▶ _DATASET CONTENT_:
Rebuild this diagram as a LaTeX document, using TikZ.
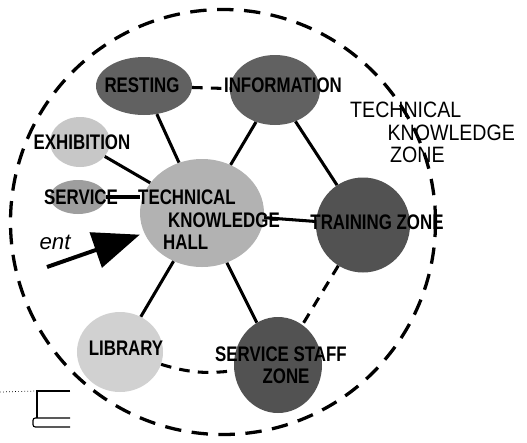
\documentclass[tikz,border=0pt]{standalone}
\usepackage{fontspec}
\setmainfont{Liberation Sans}
\newfontfamily\zonefont[FakeStretch=0.8]{Liberation Sans}
\newfontfamily\areafont[FakeStretch=0.88]{Liberation Sans}
\usetikzlibrary{arrows.meta,shapes.geometric}

\begin{document}
\begin{tikzpicture}[
  x=0.03cm, y=-0.03cm,
  every node/.style={align=center},
  zone/.style   ={ellipse, draw=none, inner sep=0pt},
  darkzone/.style ={zone, fill=black!62},
  midzone/.style  ={zone, fill=black!38},
  lightzone/.style={zone, fill=black!22},
  tag/.style    ={font=\zonefont\bfseries\fontsize{18}{19}\selectfont, inner sep=0pt},
  hand/.style   ={font=\areafont\fontsize{19}{19}\selectfont, inner sep=0pt},
  link/.style   ={draw=black, line width=2.6pt},
  link-d/.style ={draw=black, line width=2.6pt, dash pattern=on 9pt off 7pt},
  border/.style ={draw=black, line width=2.8pt, dash pattern=on 14pt off 9pt},
]
\useasboundingbox (0,0) rectangle (527,442);

% --- Limite de la zone ---
\node[circle, border, minimum size=12.75cm] (area) at (223,222) {};

% --- Espaces ---
\node[darkzone,  minimum width=2.88cm, minimum height=1.74cm] (resting)  at (144,86)  {};
\node[darkzone,  minimum width=2.70cm, minimum height=2.10cm] (info)     at (275,90)  {};
\node[lightzone, minimum width=1.80cm, minimum height=1.50cm] (exhib)    at (80,142)  {};
\node[midzone,   minimum width=1.68cm, minimum height=1.02cm] (service)  at (78,197)  {};
\node[lightzone, minimum width=3.72cm, minimum height=3.24cm, fill=black!30] (hall) at (202,213) {};
\node[darkzone,  minimum width=2.82cm, minimum height=2.85cm, fill=black!68] (training) at (363,225) {};
\node[lightzone, minimum width=2.58cm, minimum height=2.40cm, fill=black!18] (library)  at (120,352) {};
\node[darkzone,  minimum width=2.64cm, minimum height=2.88cm, fill=black!68] (staff)    at (278,365) {};

% --- Liens ---
\draw[link]   (resting) -- (hall);
\draw[link]   (info) -- (hall);
\draw[link]   (info) -- (training);
\draw[link]   (exhib) -- (hall);
\draw[link]   (service.east) -- (hall.west |- service.east);
\draw[link]   (hall) -- (training);
\draw[link]   (hall) -- (library);
\draw[link]   (hall) -- (staff);
\draw[link-d] (resting) -- (info);
\draw[link-d] (training) -- (staff);
\draw[link-d] (library) to[bend right=12] (staff);

% --- Entrée ---
\coordinate (ent) at (47,267);
\draw[line width=3.4pt, -{Triangle[length=1.4cm, width=1.1cm]}, shorten >=4pt] (ent) -- (hall);
\node[hand, font=\itshape\fontsize{19}{19}\selectfont] (ent-txt) at (55,242) {ent};

% --- Textes ---
\node[tag] (resting-txt)  at (142,85)  {RESTING};
\node[tag] (info-txt)     at (283,85)  {INFORMATION};
\node[tag] (exhib-txt)    at (82,142)  {EXHIBITION};
\node[tag] (service-txt)  at (81,197)  {SERVICE};
\node[tag, anchor=north west, align=left] (hall-txt) at (138,190)
  {TECHNICAL\\\hspace*{0.9cm}KNOWLEDGE\\\hspace*{0.75cm}HALL};
\node[tag] (training-txt) at (377,222) {TRAINING ZONE};
\node[tag] (library-txt)  at (126,348) {LIBRARY};
\node[tag] (staff-txt)    at (281,365) {SERVICE STAFF\\\hspace*{0.3cm}ZONE};
\node[hand, anchor=north west, align=left] (area-txt) at (350,102)
  {TECHNICAL\\\hspace*{1.12cm}KNOWLEDGE\\\hspace*{1.2cm}ZONE};

% --- Repère en bas à gauche ---
\coordinate (mark-a) at (37,391);
\coordinate (mark-b) at (70,391);
\coordinate (mark-c) at (37,418);
\draw[line width=0.6pt, dotted] (0,392) -- (mark-a);
\draw[line width=1pt] (mark-b) -- (mark-a) -- (mark-c);
\draw[line width=1pt, rounded corners=2pt] (70,418) -- (33,418) -- (33,427) -- (70,427);

\end{tikzpicture}
\end{document}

▶ _GOAL OF THE EXERCISE_:
Word for word, quote the lines above. Omit the pictures.

▶ _RESULT OF THIS EXERCISE_:
Rebuild this diagram as a LaTeX document, using TikZ.
\documentclass[tikz,border=0pt]{standalone}
\usepackage{fontspec}
\setmainfont{Liberation Sans}
\newfontfamily\zonefont[FakeStretch=0.8]{Liberation Sans}
\newfontfamily\areafont[FakeStretch=0.88]{Liberation Sans}
\usetikzlibrary{arrows.meta,shapes.geometric}

\begin{document}
\begin{tikzpicture}[
  x=0.03cm, y=-0.03cm,
  every node/.style={align=center},
  zone/.style   ={ellipse, draw=none, inner sep=0pt},
  darkzone/.style ={zone, fill=black!62},
  midzone/.style  ={zone, fill=black!38},
  lightzone/.style={zone, fill=black!22},
  tag/.style    ={font=\zonefont\bfseries\fontsize{18}{19}\selectfont, inner sep=0pt},
  hand/.style   ={font=\areafont\fontsize{19}{19}\selectfont, inner sep=0pt},
  link/.style   ={draw=black, line width=2.6pt},
  link-d/.style ={draw=black, line width=2.6pt, dash pattern=on 9pt off 7pt},
  border/.style ={draw=black, line width=2.8pt, dash pattern=on 14pt off 9pt},
]
\useasboundingbox (0,0) rectangle (527,442);

% --- Limite de la zone ---
\node[circle, border, minimum size=12.75cm] (area) at (223,222) {};

% --- Espaces ---
\node[darkzone,  minimum width=2.88cm, minimum height=1.74cm] (resting)  at (144,86)  {};
\node[darkzone,  minimum width=2.70cm, minimum height=2.10cm] (info)     at (275,90)  {};
\node[lightzone, minimum width=1.80cm, minimum height=1.50cm] (exhib)    at (80,142)  {};
\node[midzone,   minimum width=1.68cm, minimum height=1.02cm] (service)  at (78,197)  {};
\node[lightzone, minimum width=3.72cm, minimum height=3.24cm, fill=black!30] (hall) at (202,213) {};
\node[darkzone,  minimum width=2.82cm, minimum height=2.85cm, fill=black!68] (training) at (363,225) {};
\node[lightzone, minimum width=2.58cm, minimum height=2.40cm, fill=black!18] (library)  at (120,352) {};
\node[darkzone,  minimum width=2.64cm, minimum height=2.88cm, fill=black!68] (staff)    at (278,365) {};

% --- Liens ---
\draw[link]   (resting) -- (hall);
\draw[link]   (info) -- (hall);
\draw[link]   (info) -- (training);
\draw[link]   (exhib) -- (hall);
\draw[link]   (service.east) -- (hall.west |- service.east);
\draw[link]   (hall) -- (training);
\draw[link]   (hall) -- (library);
\draw[link]   (hall) -- (staff);
\draw[link-d] (resting) -- (info);
\draw[link-d] (training) -- (staff);
\draw[link-d] (library) to[bend right=12] (staff);

% --- Entrée ---
\coordinate (ent) at (47,267);
\draw[line width=3.4pt, -{Triangle[length=1.4cm, width=1.1cm]}, shorten >=4pt] (ent) -- (hall);
\node[hand, font=\itshape\fontsize{19}{19}\selectfont] (ent-txt) at (55,242) {ent};

% --- Textes ---
\node[tag] (resting-txt)  at (142,85)  {RESTING};
\node[tag] (info-txt)     at (283,85)  {INFORMATION};
\node[tag] (exhib-txt)    at (82,142)  {EXHIBITION};
\node[tag] (service-txt)  at (81,197)  {SERVICE};
\node[tag, anchor=north west, align=left] (hall-txt) at (138,190)
  {TECHNICAL\\\hspace*{0.9cm}KNOWLEDGE\\\hspace*{0.75cm}HALL};
\node[tag] (training-txt) at (377,222) {TRAINING ZONE};
\node[tag] (library-txt)  at (126,348) {LIBRARY};
\node[tag] (staff-txt)    at (281,365) {SERVICE STAFF\\\hspace*{0.3cm}ZONE};
\node[hand, anchor=north west, align=left] (area-txt) at (350,102)
  {TECHNICAL\\\hspace*{1.12cm}KNOWLEDGE\\\hspace*{1.2cm}ZONE};

% --- Repère en bas à gauche ---
\coordinate (mark-a) at (37,391);
\coordinate (mark-b) at (70,391);
\coordinate (mark-c) at (37,418);
\draw[line width=0.6pt, dotted] (0,392) -- (mark-a);
\draw[line width=1pt] (mark-b) -- (mark-a) -- (mark-c);
\draw[line width=1pt, rounded corners=2pt] (70,418) -- (33,418) -- (33,427) -- (70,427);

\end{tikzpicture}
\end{document}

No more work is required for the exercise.